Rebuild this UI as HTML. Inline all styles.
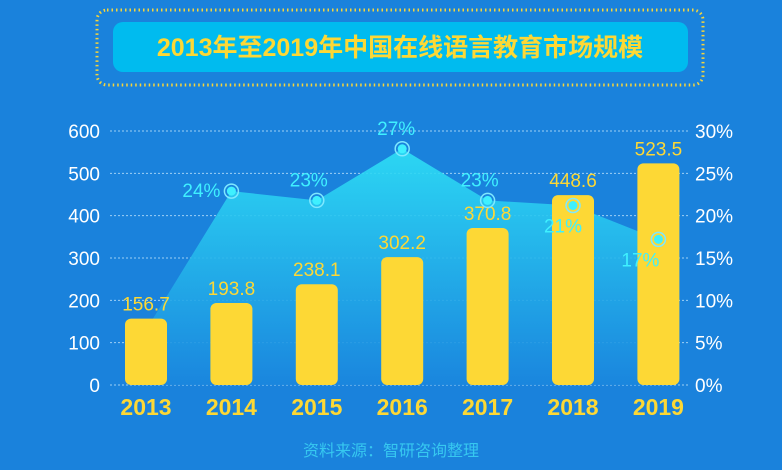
<!DOCTYPE html>
<html><head><meta charset="utf-8"><style>
body{margin:0;width:782px;height:470px;overflow:hidden;background:#1a82dc;font-family:"Liberation Sans","Noto Sans CJK SC",sans-serif;}
svg{display:block}
</style></head><body>
<svg id="c" width="782" height="470">
<defs>
<linearGradient id="ag" x1="0" y1="0" x2="0" y2="1">
<stop offset="0" stop-color="#2ee0f6"/><stop offset="1" stop-color="#1a86de"/>
</linearGradient>
</defs>
<rect x="97" y="10" width="606" height="75" rx="10" fill="none" stroke="#f7d53a" stroke-width="3" stroke-dasharray="1.5 3"/>
<rect x="113" y="22" width="575" height="50" rx="10" fill="#00bbef"/>
<text x="400" y="56" text-anchor="middle" font-size="25" font-weight="bold" fill="#fdd835" font-family="Liberation Sans,Noto Sans CJK SC,sans-serif">2013年至2019年中国在线语言教育市场规模</text>
<g id="grid"></g><g id="area"></g><g id="bars"></g><g id="marks"></g><g id="axes"></g>
<text x="391" y="456" text-anchor="middle" font-size="16" fill="#36c8f0">资料来源：智研咨询整理</text>
</svg>
<script>
const years=["2013","2014","2015","2016","2017","2018","2019"];
const sizes=[156.7,193.8,238.1,302.2,370.8,448.6,523.5];
const sizeLabels=["156.7","193.8","238.1","302.2","370.8","448.6","523.5"];
const rates=[6.5,22.9,21.8,27.9,21.8,21.2,17.2];
const rateLabels=["","24%","23%","27%","23%","21%","17%"];
const leftTicks=[0,100,200,300,400,500,600];
const rightTicks=[0,5,10,15,20,25,30];
const NS="http://www.w3.org/2000/svg";
const X0=146,DX=85.4,Y0=385,YT=131;
const xs=i=>X0+i*DX;
const yL=v=>Y0-(v/600)*(Y0-YT);
const yR=v=>Y0-(v/30)*(Y0-YT);
function mk(p,t,a){const e=document.createElementNS(NS,t);for(const k in a)e.setAttribute(k,a[k]);p.appendChild(e);return e;}
const G=id=>document.getElementById(id);
leftTicks.forEach((v,i)=>{
 const l=mk(G('grid'),'line',{x1:110,x2:690,y1:yL(v),y2:yL(v),stroke:'#9fd0f5','stroke-width':1,'stroke-dasharray':'2 2'});
 
 
 const t=mk(G('axes'),'text',{x:100,y:yL(v)+7,'text-anchor':'end','font-size':19,fill:'#fff'});t.textContent=v;
 
 
});
rightTicks.forEach(v=>{
 const t=mk(G('axes'),'text',{x:695,y:yR(v)+7,'font-size':19,fill:'#fff'});t.textContent=v+'%';
 
 
});
let d='M'+xs(0)+','+Y0;
rates.forEach((r,i)=>{d+=' L'+xs(i)+','+yR(r);});
d+=' L'+xs(rates.length-1)+','+Y0+' Z';
const ar=mk(G('area'),'path',{d:d,fill:'url(#ag)',opacity:0.9});


sizes.forEach((v,i)=>{
 const b=mk(G('bars'),'rect',{x:xs(i)-21,y:yL(v),width:42,height:Y0-yL(v),rx:6,fill:'#fdd835'});
 
 
 const t=mk(G('bars'),'text',{x:xs(i),y:yL(v)-8,'text-anchor':'middle','font-size':19,fill:'#fdd835'});t.textContent=sizeLabels[i];
 
 
 const y=mk(G('axes'),'text',{x:xs(i),y:415,'text-anchor':'middle','font-size':23,'font-weight':'bold',fill:'#fdd835'});y.textContent=years[i];
 
 
});
const lp=[null,[-30,6],[-8,-14],[-6,-14],[-8,-14],[-10,27],[-18,27]];
rates.forEach((r,i)=>{
 if(i===0)return;
 const c1=mk(G('marks'),'circle',{cx:xs(i),cy:yR(r),r:7,fill:'none',stroke:'#7fe8ff','stroke-width':1.5});
 
 
 const c2=mk(G('marks'),'circle',{cx:xs(i),cy:yR(r),r:4.5,fill:'#3ff0ff'});
 
 
 const t=mk(G('marks'),'text',{x:xs(i)+lp[i][0],y:yR(r)+lp[i][1],'text-anchor':'middle','font-size':19,fill:'#3ff0ff'});t.textContent=rateLabels[i];
 
 
});
</script>
</body></html>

# Task to complete
Transcribe the listing in full. Omit the pictures and keep every line exact.

# Finished task
Rebuild this UI as HTML. Inline all styles.
<!DOCTYPE html>
<html><head><meta charset="utf-8"><style>
body{margin:0;width:782px;height:470px;overflow:hidden;background:#1a82dc;font-family:"Liberation Sans","Noto Sans CJK SC",sans-serif;}
svg{display:block}
</style></head><body>
<svg id="c" width="782" height="470">
<defs>
<linearGradient id="ag" x1="0" y1="0" x2="0" y2="1">
<stop offset="0" stop-color="#2ee0f6"/><stop offset="1" stop-color="#1a86de"/>
</linearGradient>
</defs>
<rect x="97" y="10" width="606" height="75" rx="10" fill="none" stroke="#f7d53a" stroke-width="3" stroke-dasharray="1.5 3"/>
<rect x="113" y="22" width="575" height="50" rx="10" fill="#00bbef"/>
<text x="400" y="56" text-anchor="middle" font-size="25" font-weight="bold" fill="#fdd835" font-family="Liberation Sans,Noto Sans CJK SC,sans-serif">2013年至2019年中国在线语言教育市场规模</text>
<g id="grid"></g><g id="area"></g><g id="bars"></g><g id="marks"></g><g id="axes"></g>
<text x="391" y="456" text-anchor="middle" font-size="16" fill="#36c8f0">资料来源：智研咨询整理</text>
</svg>
<script>
const years=["2013","2014","2015","2016","2017","2018","2019"];
const sizes=[156.7,193.8,238.1,302.2,370.8,448.6,523.5];
const sizeLabels=["156.7","193.8","238.1","302.2","370.8","448.6","523.5"];
const rates=[6.5,22.9,21.8,27.9,21.8,21.2,17.2];
const rateLabels=["","24%","23%","27%","23%","21%","17%"];
const leftTicks=[0,100,200,300,400,500,600];
const rightTicks=[0,5,10,15,20,25,30];
const NS="http://www.w3.org/2000/svg";
const X0=146,DX=85.4,Y0=385,YT=131;
const xs=i=>X0+i*DX;
const yL=v=>Y0-(v/600)*(Y0-YT);
const yR=v=>Y0-(v/30)*(Y0-YT);
function mk(p,t,a){const e=document.createElementNS(NS,t);for(const k in a)e.setAttribute(k,a[k]);p.appendChild(e);return e;}
const G=id=>document.getElementById(id);
leftTicks.forEach((v,i)=>{
 const l=mk(G('grid'),'line',{x1:110,x2:690,y1:yL(v),y2:yL(v),stroke:'#9fd0f5','stroke-width':1,'stroke-dasharray':'2 2'});
 
 
 const t=mk(G('axes'),'text',{x:100,y:yL(v)+7,'text-anchor':'end','font-size':19,fill:'#fff'});t.textContent=v;
 
 
});
rightTicks.forEach(v=>{
 const t=mk(G('axes'),'text',{x:695,y:yR(v)+7,'font-size':19,fill:'#fff'});t.textContent=v+'%';
 
 
});
let d='M'+xs(0)+','+Y0;
rates.forEach((r,i)=>{d+=' L'+xs(i)+','+yR(r);});
d+=' L'+xs(rates.length-1)+','+Y0+' Z';
const ar=mk(G('area'),'path',{d:d,fill:'url(#ag)',opacity:0.9});


sizes.forEach((v,i)=>{
 const b=mk(G('bars'),'rect',{x:xs(i)-21,y:yL(v),width:42,height:Y0-yL(v),rx:6,fill:'#fdd835'});
 
 
 const t=mk(G('bars'),'text',{x:xs(i),y:yL(v)-8,'text-anchor':'middle','font-size':19,fill:'#fdd835'});t.textContent=sizeLabels[i];
 
 
 const y=mk(G('axes'),'text',{x:xs(i),y:415,'text-anchor':'middle','font-size':23,'font-weight':'bold',fill:'#fdd835'});y.textContent=years[i];
 
 
});
const lp=[null,[-30,6],[-8,-14],[-6,-14],[-8,-14],[-10,27],[-18,27]];
rates.forEach((r,i)=>{
 if(i===0)return;
 const c1=mk(G('marks'),'circle',{cx:xs(i),cy:yR(r),r:7,fill:'none',stroke:'#7fe8ff','stroke-width':1.5});
 
 
 const c2=mk(G('marks'),'circle',{cx:xs(i),cy:yR(r),r:4.5,fill:'#3ff0ff'});
 
 
 const t=mk(G('marks'),'text',{x:xs(i)+lp[i][0],y:yR(r)+lp[i][1],'text-anchor':'middle','font-size':19,fill:'#3ff0ff'});t.textContent=rateLabels[i];
 
 
});
</script>
</body></html>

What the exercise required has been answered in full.